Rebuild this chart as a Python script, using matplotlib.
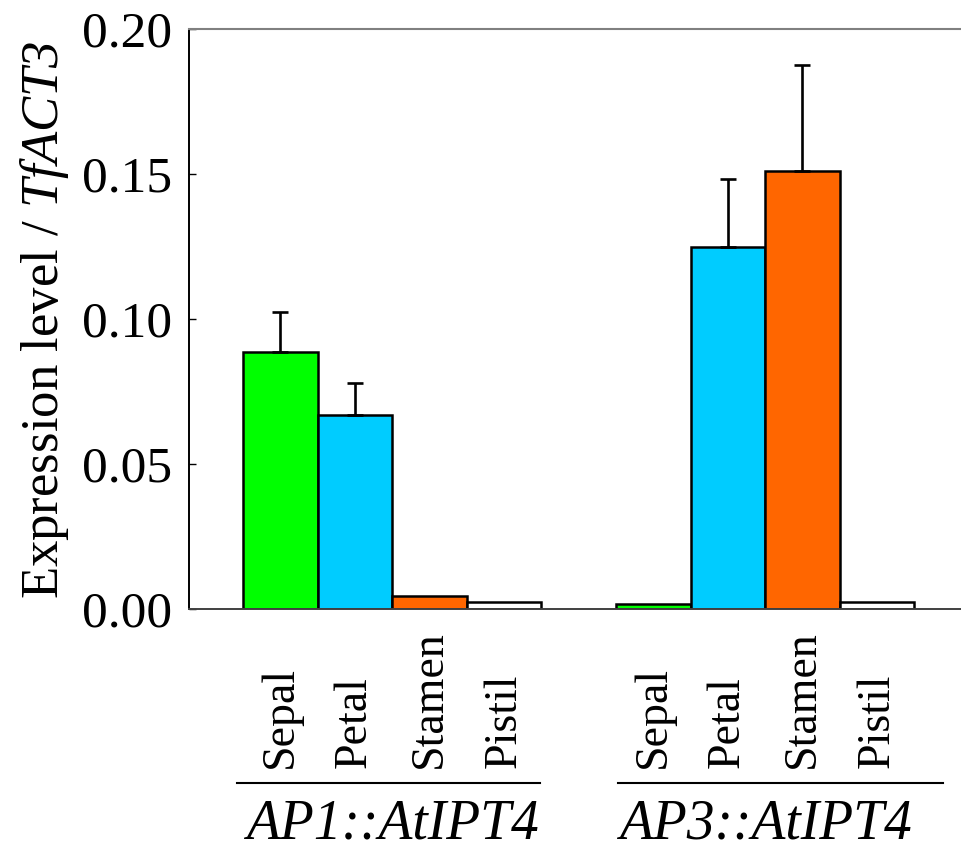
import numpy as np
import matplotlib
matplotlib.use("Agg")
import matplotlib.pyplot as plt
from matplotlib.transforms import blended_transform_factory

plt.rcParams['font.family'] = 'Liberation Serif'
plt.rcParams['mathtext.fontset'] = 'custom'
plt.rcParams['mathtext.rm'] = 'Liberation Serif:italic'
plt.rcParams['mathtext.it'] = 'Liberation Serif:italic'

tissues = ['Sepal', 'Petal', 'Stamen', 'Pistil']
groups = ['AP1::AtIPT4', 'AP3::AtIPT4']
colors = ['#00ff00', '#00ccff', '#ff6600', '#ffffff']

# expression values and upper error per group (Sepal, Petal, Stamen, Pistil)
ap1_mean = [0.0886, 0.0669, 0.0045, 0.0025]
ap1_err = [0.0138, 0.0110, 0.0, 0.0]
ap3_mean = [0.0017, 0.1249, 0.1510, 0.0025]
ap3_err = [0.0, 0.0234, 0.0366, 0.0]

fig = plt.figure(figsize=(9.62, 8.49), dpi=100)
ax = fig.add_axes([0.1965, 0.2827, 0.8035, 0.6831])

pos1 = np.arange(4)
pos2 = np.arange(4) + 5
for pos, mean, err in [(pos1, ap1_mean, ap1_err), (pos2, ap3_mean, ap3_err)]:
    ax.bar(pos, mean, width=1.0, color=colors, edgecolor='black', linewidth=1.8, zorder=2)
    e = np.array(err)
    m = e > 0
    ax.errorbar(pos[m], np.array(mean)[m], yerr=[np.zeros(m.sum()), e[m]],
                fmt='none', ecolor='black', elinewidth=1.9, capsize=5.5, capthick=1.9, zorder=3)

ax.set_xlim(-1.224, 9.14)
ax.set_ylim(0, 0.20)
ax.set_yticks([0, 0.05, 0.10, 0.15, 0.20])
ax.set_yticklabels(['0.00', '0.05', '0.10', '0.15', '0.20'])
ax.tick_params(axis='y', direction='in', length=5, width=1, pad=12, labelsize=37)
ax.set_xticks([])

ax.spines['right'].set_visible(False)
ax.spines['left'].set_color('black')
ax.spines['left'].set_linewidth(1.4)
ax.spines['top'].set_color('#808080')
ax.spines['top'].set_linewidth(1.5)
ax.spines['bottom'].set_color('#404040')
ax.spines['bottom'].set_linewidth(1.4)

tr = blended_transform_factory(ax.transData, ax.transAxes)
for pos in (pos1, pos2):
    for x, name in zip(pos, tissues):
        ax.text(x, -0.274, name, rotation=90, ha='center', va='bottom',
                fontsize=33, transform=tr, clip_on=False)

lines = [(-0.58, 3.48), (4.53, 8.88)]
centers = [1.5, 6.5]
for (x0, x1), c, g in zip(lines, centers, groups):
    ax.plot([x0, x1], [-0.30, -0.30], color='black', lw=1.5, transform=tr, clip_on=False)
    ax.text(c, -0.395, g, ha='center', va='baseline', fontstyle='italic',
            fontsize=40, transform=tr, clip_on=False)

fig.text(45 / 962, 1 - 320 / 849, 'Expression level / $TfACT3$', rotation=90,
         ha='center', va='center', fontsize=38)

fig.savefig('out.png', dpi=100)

______________________________

> _Task directions_:
Every line in the data above that contains "matplotlib" needs to be copied.

> _Complete answer_:
Rebuild this chart as a Python script, using matplotlib.
import matplotlib
matplotlib.use("Agg")
import matplotlib.pyplot as plt
from matplotlib.transforms import blended_transform_factory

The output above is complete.